Risk-based Decision-making Fallacies: Why Present Functional Safety Standards Are Not Enough
Paper in proceedings, 2017
Functional safety of a system is the part of its overall safety, understood as freedom from unacceptable/unreasonable risks that depends on a system operating correctly in response to its inputs. Functional safety elements are examined at every stage of the software development life cycle, including requirement specification, design, implementation, verification, validation and deployment. Acceptability of risks is judged within a framework of analysis with contextual and cultural aspects by individuals who may introduce subjectivity and misconceptions in the assessment.
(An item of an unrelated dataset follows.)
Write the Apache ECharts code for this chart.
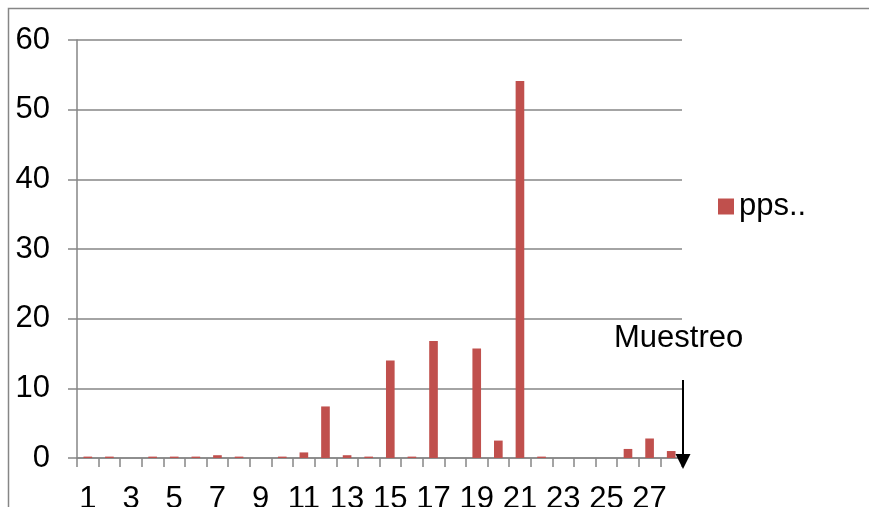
<!DOCTYPE html>
<html>
<head>
<meta charset="utf-8">
<script src="https://cdn.jsdelivr.net/npm/echarts@6/dist/echarts.min.js"></script>
<style>
  html, body { margin: 0; padding: 0; background: #fff; }
  #chart { width: 869px; height: 507px; }
</style>
</head>
<body>
<div id="chart"></div>
<script>
// Sample index along the x axis
const categories = ['1','2','3','4','5','6','7','8','9','10','11','12','13','14',
                    '15','16','17','18','19','20','21','22','23','24','25','26','27','28'];
// Packets per second for each sample
const ppsValues = [0.2, 0.2, 0, 0.2, 0.2, 0.2, 0.4, 0.2, 0, 0.2, 0.8, 7.4, 0.4, 0.2,
                   14.0, 0.2, 16.8, 0, 15.7, 2.5, 54.1, 0.2, 0, 0, 0, 1.3, 2.8, 1.0];
const seriesName = 'pps..';
const annotationText = 'Muestreo';

const FONT = '"Liberation Sans", Arial, sans-serif';
const FONT_SIZE = 31;
const GRAY = '#868686';
const BAR = '#C0504D';

const chart = echarts.init(document.getElementById('chart'), null, { renderer: 'canvas' });

chart.setOption({
  animation: false,
  backgroundColor: '#ffffff',
  textStyle: { fontFamily: FONT },
  grid: {
    left: 77, right: 187, top: 40, bottom: 49,
    containLabel: false,
    outerBoundsMode: 'none'
  },
  legend: {
    data: [seriesName],
    left: 718,
    top: 191,
    padding: 0,
    icon: 'rect',
    itemWidth: 16,
    itemHeight: 16,
    textStyle: { fontFamily: FONT, fontSize: FONT_SIZE, color: '#000' }
  },
  xAxis: {
    type: 'category',
    data: categories,
    boundaryGap: true,
    axisLine: { lineStyle: { color: GRAY, width: 1.5 } },
    axisTick: { show: true, interval: 0, length: 9, lineStyle: { color: GRAY, width: 1.5 } },
    axisLabel: { interval: 1, margin: 26, fontSize: FONT_SIZE, color: '#000', fontFamily: FONT }
  },
  yAxis: {
    type: 'value',
    min: 0,
    max: 60,
    interval: 10,
    axisLine: { show: true, lineStyle: { color: GRAY, width: 1.5 } },
    axisTick: { show: true, length: 9, lineStyle: { color: GRAY, width: 1.5 } },
    splitLine: { show: true, lineStyle: { color: GRAY, width: 1.5 } },
    axisLabel: { margin: 27, fontSize: FONT_SIZE, color: '#000', fontFamily: FONT }
  },
  series: [{
    name: seriesName,
    type: 'bar',
    data: ppsValues,
    barWidth: '40%',
    itemStyle: { color: BAR }
  }],
  graphic: [
    // chart area frame (continues past the right and bottom edges)
    {
      type: 'rect',
      silent: true,
      shape: { x: 8.5, y: 8.5, width: 1000, height: 1000 },
      style: { fill: null, stroke: GRAY, lineWidth: 1.5 },
      z: -1
    },
    // downward arrow marking the sampling point
    {
      type: 'line',
      silent: true,
      shape: { x1: 683, y1: 380, x2: 683, y2: 458 },
      style: { stroke: '#000', lineWidth: 2 },
      z: 10
    },
    {
      type: 'polygon',
      silent: true,
      shape: { points: [[675.5, 454], [690.5, 454], [683, 469]] },
      style: { fill: '#000' },
      z: 10
    },
    {
      type: 'text',
      silent: true,
      style: {
        x: 614,
        y: 338,
        text: annotationText,
        fontSize: FONT_SIZE,
        fontFamily: FONT,
        fill: '#000',
        verticalAlign: 'middle',
        align: 'left'
      },
      z: 10
    }
  ]
});
</script>
</body>
</html>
While functional safety standards elaborate much on the avoidance of unreasonable risk, little is addressed on the issue of avoiding unreasonable judgments of risk. Through the studies of common fallacies in risk perception and ethics, we present a moral-psychological analysis of functional safety standards and propose plausible improvements of the involved risk-related decision making processes, with a focus on the notion of an acceptable residual risk. As a functional safety reference model, we use the functional safety standard ISO 26262, addressing potential hazards caused by malfunctions of hardware and software systems within road vehicles, and defines safety measures that are required to achieve an acceptable level of safety. Analysis points out the critical importance of a robust safety culture with developed countermeasures to the common fallacies in risk perception, which are not addressed by contemporary functional safety standards. We argue that functional safety standards should be complemented with the analysis of potential hazards caused by fallacies in risk perception, their countermeasures, and the requirement that residual risks must be explicated, motivated, and accompanied by a plan for their continuous reduction. This approach becomes especially important in contemporary developed autonomous vehicles with increasing computational applications.